I thought I'd be posting more often during the week, as I thought I'd be putting in more days of solid work--but that was not, in fact, what transpired. I guess, in hindsight, I'd say I prioritized life maintenance over marking student work--and consequently, I didn't get through as much as I thought I would. (I need to get that put on a T-shirt or something, as I say it so often.)

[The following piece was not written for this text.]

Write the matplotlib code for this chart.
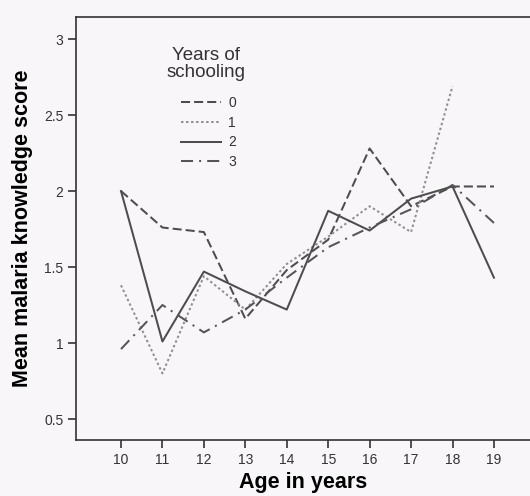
import numpy as np
import matplotlib
matplotlib.use('Agg')
import matplotlib.pyplot as plt

# values
AGES = [10, 11, 12, 13, 14, 15, 16, 17, 18, 19]
SCHOOL_0 = [2.00, 1.76, 1.73, 1.16, 1.48, 1.68, 2.28, 1.90, 2.03, 2.03]
SCHOOL_1 = [1.38, 0.80, 1.44, 1.22, 1.52, 1.70, 1.90, 1.73, 2.69, np.nan]
SCHOOL_2 = [2.00, 1.01, 1.47, 1.34, 1.22, 1.87, 1.74, 1.95, 2.03, 1.43]
SCHOOL_3 = [0.96, 1.25, 1.07, 1.22, 1.43, 1.63, 1.76, 1.88, 2.04, 1.79]
LABELS = ['0', '1', '2', '3']
Y_TICKS = [0.5, 1, 1.5, 2, 2.5, 3]
Y_TICK_LABELS = ['0.5', '1', '1.5', '2', '2.5', '3']

BG = '#f8f6f9'
DARK = '#4d4d4d'
TEXT = '#333333'

plt.rcParams['font.family'] = ['Liberation Sans', 'DejaVu Sans']

fig = plt.figure(figsize=(5.30, 4.96), dpi=100, facecolor=BG)
ax = fig.add_axes([76 / 530, 56 / 496, 454 / 530, 423 / 496], facecolor=BG)

styles = [
    dict(color=DARK, dashes=(4.5, 2.0)),
    dict(color='#8f8f8f', dashes=(1.2, 1.3)),
    dict(color=DARK, linestyle='-'),
    dict(color='#555555', dashes=(6.0, 3.0, 1.0, 3.0)),
]
for values, label, style in zip([SCHOOL_0, SCHOOL_1, SCHOOL_2, SCHOOL_3], LABELS, styles):
    ax.plot(AGES, values, linewidth=1.45, label=label, **style)

ax.set_xlim(8.914, 19.87)
ax.set_ylim(0.362, 3.145)
ax.set_xticks(AGES)
ax.set_yticks(Y_TICKS)
ax.set_yticklabels(Y_TICK_LABELS)

for side in ['left', 'bottom', 'top']:
    ax.spines[side].set_color(TEXT)
    ax.spines[side].set_linewidth(1.2)
ax.spines['right'].set_visible(False)

ax.tick_params(direction='out', length=6, width=1.2, color=TEXT,
               labelsize=10, labelcolor=TEXT, pad=3)

ax.set_xlabel('Age in years', fontsize=15.5, fontweight='bold', labelpad=4)
ax.set_ylabel('Mean malaria knowledge score', fontsize=15.5, fontweight='bold', labelpad=8)

# legend title drawn separately so its gap to the entries matches
fig.text(206 / 530, 1 - 64 / 496, 'Years of\nschooling', fontsize=13.5, color=TEXT,
         ha='center', va='center', multialignment='center', linespacing=1.0)
leg = ax.legend(frameon=False, loc='upper left', bbox_to_anchor=(0.204, 0.842),
                fontsize=10, handlelength=2.9, handletextpad=0.5, labelspacing=0.4,
                labelcolor=TEXT)

fig.savefig('out.png', dpi=100, facecolor=BG)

Today I was sure I needed to get the mechanics review copies marked for both sections of 102--until I realized I wasn't going to get that done without pushing through a series of walls. And, as is frequently the case, it turns out I probably didn't need to get them all marked, as I think the plan I have now will work out just fine. I got everything done for Nature in Lit--including reading the (lengthy) extract from Aldo Leopold's Sand County Almanac, which I haven't read since I was in grad school (and which was wonderful to revisit). And I got everything--including accumulated homework--marked for the earlier section of 102. So I have 19 essays to mark for mechanics for the later section of 102, and the homework for that class--but I'm not commenting on the homework. I'm just slapping on the scores and leaving it at that.
I still would be grateful for a surprise Tuesday blizzard, however. I don't want to miss meeting with the students in Nature in Lit; I'm very curious to know how they respond to Leopold, what they pick up on as noteworthy. But I wouldn't mind a slightly longer break from the 102s.
Speaking of the students in Nature in Lit: I sent out the Academic Progress reports, and to my delight, one student responded to the report, which said he is missing a lot of work and needs to do a better job on the work he's submitting. He's the young man who surprised me at the start of the semester: he sits in the back, baseball cap pulled down almost over his eyes--generally signs of a student who is in some way shut down--but he's extremely smart, reads a lot, knew enough about the Transcendentalists to share some knowledge with the class, is articulate.... He seems to want to do well, and as he is loaded with potential, I hope he follows through.
This experience reminds me how frequently in the past I've faced the frustration of the incredibly bright student who, for whatever reasons, just doesn't follow through on the work. It isn't enough to just work hard; one must have the native smarts to get top marks. But it also isn't enough to have the native smarts. The best students combine both: they've got the intellectual capacity and they work hard. I have a few of those this semester, and if I can turn Baseball Cap into one of them, I'll be very happy.
Now, however, it is time for more of that life maintenance stuff. (It's endless--thank God.) I'll be back to the usual rhythm of posts as of tomorrow. A demain.